--- Task details ---
Extract the run of lines that starts at the top of the records below and ends at the line with "import * as", keeping both ends and excluding pictures.
## begin Entries shown
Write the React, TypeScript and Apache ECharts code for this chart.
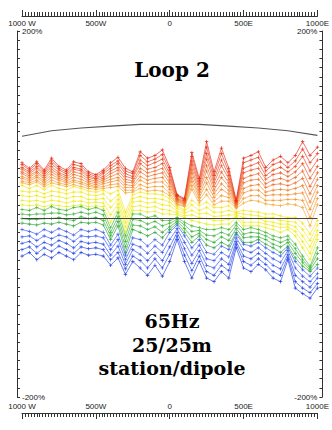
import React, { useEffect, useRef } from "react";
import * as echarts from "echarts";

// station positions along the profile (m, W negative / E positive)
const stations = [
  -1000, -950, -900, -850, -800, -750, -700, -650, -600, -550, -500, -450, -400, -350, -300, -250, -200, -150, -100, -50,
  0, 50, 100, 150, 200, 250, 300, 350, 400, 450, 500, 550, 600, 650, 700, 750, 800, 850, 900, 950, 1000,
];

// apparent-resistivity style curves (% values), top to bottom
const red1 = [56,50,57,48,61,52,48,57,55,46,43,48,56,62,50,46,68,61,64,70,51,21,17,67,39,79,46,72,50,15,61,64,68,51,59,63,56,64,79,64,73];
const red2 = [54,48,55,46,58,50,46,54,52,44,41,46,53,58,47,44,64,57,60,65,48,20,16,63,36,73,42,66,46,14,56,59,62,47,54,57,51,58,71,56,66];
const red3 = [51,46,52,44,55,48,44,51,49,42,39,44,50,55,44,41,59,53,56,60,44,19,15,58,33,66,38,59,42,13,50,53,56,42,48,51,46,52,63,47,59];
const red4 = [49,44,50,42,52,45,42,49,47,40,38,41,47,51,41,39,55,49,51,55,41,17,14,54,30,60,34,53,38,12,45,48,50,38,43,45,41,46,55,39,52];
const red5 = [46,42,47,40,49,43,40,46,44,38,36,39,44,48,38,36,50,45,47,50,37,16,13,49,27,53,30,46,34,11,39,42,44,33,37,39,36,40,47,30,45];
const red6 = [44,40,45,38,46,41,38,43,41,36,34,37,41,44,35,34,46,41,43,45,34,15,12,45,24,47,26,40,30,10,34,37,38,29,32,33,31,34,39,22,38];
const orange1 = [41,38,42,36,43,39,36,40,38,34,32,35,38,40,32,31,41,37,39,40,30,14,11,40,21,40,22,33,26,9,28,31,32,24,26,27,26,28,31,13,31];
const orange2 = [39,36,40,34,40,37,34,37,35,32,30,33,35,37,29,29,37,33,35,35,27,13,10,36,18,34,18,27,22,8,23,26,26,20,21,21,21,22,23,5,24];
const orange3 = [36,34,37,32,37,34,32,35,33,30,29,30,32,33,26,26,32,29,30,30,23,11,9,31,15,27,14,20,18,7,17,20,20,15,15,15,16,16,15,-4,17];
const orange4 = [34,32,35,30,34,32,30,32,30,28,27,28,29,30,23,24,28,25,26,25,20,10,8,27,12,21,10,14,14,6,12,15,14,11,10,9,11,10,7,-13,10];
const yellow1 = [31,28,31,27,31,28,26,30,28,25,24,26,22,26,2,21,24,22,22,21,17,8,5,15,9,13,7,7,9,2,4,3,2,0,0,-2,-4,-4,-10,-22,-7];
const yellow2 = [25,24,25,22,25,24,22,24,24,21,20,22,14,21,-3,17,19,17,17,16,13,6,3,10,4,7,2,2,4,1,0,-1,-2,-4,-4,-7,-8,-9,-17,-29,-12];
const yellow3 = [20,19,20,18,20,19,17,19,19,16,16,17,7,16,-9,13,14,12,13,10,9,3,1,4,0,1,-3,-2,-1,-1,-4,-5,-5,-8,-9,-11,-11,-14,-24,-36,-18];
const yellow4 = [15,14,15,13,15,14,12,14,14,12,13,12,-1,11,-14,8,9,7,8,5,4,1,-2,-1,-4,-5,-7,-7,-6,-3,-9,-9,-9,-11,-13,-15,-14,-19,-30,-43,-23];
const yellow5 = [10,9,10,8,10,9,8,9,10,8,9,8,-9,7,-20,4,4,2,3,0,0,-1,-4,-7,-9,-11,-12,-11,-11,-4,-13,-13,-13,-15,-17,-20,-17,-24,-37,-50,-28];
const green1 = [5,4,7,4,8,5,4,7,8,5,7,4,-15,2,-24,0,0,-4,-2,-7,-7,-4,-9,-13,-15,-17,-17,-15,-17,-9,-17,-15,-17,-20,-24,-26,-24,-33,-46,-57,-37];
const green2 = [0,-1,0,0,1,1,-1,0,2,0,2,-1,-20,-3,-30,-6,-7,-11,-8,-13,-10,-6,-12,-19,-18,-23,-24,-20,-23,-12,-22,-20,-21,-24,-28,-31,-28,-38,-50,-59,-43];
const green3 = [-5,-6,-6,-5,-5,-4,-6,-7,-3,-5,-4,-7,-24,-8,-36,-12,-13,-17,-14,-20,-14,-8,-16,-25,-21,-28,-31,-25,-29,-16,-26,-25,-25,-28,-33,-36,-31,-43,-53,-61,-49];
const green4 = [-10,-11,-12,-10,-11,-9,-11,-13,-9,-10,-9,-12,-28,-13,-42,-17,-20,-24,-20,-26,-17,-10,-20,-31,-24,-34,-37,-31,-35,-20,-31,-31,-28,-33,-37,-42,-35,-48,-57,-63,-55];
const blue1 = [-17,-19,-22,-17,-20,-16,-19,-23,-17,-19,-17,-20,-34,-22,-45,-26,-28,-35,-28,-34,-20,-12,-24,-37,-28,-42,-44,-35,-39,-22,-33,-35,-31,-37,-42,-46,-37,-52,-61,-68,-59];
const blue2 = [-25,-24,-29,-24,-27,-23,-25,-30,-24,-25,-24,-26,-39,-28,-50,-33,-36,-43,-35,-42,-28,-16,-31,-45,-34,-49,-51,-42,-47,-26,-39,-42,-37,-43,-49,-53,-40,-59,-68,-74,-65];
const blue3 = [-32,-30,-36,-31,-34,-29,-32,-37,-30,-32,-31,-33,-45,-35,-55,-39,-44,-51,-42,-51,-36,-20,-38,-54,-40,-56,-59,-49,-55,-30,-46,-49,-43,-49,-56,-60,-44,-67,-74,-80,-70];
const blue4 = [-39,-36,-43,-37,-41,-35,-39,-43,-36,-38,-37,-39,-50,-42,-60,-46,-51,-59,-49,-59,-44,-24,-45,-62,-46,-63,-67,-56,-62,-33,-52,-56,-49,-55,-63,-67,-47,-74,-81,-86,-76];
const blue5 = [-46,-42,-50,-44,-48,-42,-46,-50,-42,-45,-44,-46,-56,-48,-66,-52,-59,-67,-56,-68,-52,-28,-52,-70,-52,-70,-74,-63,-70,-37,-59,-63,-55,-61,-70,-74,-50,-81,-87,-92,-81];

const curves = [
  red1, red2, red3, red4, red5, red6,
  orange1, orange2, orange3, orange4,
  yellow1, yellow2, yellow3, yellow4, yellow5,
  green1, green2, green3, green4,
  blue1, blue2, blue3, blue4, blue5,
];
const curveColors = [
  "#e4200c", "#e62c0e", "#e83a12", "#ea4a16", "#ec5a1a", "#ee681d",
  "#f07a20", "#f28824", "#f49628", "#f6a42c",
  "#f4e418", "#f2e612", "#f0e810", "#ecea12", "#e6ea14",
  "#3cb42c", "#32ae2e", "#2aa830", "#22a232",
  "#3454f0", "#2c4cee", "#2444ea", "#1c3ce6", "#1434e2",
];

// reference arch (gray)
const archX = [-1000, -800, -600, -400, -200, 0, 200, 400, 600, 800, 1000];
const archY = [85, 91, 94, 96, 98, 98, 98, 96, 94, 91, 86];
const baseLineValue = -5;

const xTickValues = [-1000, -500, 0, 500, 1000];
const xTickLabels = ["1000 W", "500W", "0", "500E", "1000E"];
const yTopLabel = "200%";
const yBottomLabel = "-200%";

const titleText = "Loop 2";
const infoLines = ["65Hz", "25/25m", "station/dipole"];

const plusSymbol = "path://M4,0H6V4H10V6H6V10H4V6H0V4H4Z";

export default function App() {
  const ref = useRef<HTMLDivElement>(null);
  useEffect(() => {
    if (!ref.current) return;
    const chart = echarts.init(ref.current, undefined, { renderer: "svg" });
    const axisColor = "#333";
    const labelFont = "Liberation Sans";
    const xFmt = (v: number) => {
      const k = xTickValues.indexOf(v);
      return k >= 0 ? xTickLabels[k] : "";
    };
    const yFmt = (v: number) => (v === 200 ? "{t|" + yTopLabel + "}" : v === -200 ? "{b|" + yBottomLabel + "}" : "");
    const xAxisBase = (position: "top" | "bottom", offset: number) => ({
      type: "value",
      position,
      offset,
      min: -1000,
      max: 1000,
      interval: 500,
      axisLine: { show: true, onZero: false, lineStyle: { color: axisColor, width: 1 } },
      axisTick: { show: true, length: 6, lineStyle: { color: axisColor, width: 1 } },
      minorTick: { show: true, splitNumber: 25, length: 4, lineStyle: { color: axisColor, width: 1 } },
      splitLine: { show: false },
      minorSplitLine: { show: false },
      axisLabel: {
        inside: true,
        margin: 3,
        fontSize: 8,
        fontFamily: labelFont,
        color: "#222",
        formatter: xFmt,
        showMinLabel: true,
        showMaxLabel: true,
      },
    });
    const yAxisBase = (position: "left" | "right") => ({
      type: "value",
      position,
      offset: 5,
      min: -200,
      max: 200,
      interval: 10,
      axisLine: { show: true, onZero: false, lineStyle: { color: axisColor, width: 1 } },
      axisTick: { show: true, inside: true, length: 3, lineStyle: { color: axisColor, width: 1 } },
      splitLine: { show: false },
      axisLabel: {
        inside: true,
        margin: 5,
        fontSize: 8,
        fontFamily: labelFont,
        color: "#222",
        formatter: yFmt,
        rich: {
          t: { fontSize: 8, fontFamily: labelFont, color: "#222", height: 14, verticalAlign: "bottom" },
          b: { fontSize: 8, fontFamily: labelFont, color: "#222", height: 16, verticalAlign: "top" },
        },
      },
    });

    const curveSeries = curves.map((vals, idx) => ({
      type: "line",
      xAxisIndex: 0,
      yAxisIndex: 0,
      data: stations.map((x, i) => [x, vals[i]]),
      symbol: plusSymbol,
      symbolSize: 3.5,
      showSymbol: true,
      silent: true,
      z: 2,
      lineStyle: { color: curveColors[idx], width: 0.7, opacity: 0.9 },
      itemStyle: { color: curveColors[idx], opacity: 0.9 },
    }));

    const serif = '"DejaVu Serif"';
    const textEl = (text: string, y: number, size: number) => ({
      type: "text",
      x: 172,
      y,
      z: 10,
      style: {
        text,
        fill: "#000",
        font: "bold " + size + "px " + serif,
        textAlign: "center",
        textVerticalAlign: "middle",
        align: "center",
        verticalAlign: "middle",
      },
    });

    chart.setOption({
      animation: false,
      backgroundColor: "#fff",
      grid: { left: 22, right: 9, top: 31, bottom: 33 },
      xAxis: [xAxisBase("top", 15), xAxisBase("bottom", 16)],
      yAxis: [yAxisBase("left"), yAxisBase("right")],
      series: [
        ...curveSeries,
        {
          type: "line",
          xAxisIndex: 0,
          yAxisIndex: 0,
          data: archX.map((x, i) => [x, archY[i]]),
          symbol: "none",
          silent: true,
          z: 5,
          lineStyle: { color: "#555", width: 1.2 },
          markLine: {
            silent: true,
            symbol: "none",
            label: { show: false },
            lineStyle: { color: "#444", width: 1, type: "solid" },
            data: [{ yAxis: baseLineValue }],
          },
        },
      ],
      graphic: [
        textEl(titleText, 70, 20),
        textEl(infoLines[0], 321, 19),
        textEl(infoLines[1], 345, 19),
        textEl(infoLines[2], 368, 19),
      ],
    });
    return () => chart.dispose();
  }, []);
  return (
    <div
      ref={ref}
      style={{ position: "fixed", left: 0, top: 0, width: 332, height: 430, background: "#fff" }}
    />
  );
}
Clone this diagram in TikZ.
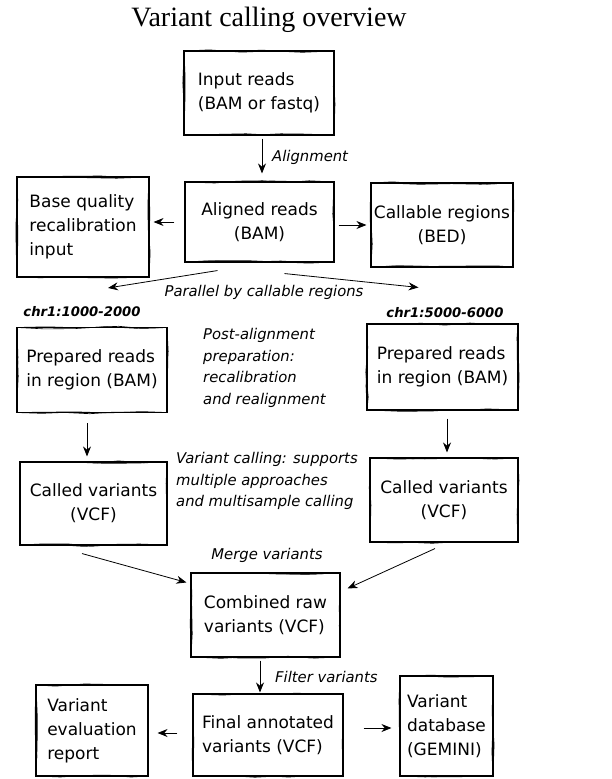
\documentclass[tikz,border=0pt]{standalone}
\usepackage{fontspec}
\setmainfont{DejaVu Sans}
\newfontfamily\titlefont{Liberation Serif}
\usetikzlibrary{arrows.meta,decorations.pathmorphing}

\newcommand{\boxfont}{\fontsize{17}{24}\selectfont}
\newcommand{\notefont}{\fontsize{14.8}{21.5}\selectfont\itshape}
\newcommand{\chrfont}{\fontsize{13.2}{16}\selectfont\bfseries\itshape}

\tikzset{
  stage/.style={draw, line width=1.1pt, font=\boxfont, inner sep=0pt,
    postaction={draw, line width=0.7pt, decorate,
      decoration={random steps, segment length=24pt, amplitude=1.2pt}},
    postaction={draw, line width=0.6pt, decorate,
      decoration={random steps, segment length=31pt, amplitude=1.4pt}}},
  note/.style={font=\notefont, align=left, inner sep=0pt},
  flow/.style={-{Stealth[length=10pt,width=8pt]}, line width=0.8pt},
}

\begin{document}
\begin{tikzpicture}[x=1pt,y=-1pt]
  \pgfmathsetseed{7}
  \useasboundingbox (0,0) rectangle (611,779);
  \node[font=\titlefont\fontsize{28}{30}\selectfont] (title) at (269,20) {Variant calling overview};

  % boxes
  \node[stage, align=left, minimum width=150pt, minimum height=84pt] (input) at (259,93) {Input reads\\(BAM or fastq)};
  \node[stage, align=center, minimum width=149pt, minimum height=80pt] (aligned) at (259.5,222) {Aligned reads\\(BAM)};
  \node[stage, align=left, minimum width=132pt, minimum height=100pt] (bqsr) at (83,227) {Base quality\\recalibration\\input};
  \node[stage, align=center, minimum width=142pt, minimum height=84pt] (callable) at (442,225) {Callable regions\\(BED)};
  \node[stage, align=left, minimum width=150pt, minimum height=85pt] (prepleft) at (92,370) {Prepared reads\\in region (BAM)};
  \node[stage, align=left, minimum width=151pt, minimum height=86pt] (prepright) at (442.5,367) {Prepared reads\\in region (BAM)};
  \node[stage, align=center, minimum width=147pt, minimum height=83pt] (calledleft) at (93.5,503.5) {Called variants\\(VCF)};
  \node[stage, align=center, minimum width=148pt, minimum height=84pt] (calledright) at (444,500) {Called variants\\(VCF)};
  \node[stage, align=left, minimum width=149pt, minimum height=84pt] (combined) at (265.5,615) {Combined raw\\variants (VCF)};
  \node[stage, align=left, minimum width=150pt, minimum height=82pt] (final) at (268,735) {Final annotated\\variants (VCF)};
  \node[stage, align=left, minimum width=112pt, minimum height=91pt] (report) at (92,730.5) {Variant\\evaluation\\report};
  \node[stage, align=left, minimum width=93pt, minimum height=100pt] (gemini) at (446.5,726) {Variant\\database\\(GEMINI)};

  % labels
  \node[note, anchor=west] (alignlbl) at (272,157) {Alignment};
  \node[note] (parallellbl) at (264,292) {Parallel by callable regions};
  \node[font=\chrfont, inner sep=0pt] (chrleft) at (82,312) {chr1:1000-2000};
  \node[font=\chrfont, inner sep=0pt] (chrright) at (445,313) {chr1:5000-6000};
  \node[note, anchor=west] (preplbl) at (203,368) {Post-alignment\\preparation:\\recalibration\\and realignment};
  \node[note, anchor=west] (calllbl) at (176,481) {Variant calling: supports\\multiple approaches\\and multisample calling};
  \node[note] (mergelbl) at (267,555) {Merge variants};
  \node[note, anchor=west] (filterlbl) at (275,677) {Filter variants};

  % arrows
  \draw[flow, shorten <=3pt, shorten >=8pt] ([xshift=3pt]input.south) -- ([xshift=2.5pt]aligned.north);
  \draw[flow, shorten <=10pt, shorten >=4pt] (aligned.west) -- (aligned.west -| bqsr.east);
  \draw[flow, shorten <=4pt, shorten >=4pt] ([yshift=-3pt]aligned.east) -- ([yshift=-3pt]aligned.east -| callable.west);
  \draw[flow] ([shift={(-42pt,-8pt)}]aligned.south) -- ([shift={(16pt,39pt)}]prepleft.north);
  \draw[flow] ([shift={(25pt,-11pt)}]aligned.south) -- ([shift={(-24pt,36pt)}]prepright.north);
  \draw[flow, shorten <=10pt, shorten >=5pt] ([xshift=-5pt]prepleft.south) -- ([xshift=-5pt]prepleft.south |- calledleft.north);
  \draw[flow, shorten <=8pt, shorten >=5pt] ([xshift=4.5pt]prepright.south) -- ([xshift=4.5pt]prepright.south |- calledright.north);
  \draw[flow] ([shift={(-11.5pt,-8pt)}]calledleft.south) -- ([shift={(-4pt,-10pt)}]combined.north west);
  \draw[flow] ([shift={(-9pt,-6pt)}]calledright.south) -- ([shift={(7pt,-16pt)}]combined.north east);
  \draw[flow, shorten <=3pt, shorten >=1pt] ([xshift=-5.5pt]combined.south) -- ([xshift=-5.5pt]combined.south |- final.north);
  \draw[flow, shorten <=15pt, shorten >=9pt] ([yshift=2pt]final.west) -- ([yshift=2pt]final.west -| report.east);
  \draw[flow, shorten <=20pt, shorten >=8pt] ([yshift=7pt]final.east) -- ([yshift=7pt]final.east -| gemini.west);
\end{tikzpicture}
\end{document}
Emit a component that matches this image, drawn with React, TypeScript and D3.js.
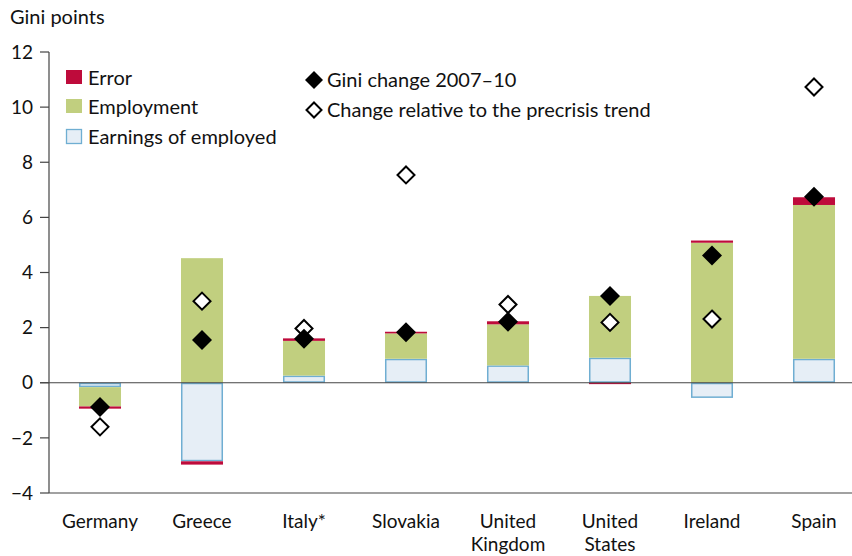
## end Entries shown
--- Task result ---
Write the React, TypeScript and Apache ECharts code for this chart.
import React, { useEffect, useRef } from "react";
import * as echarts from "echarts";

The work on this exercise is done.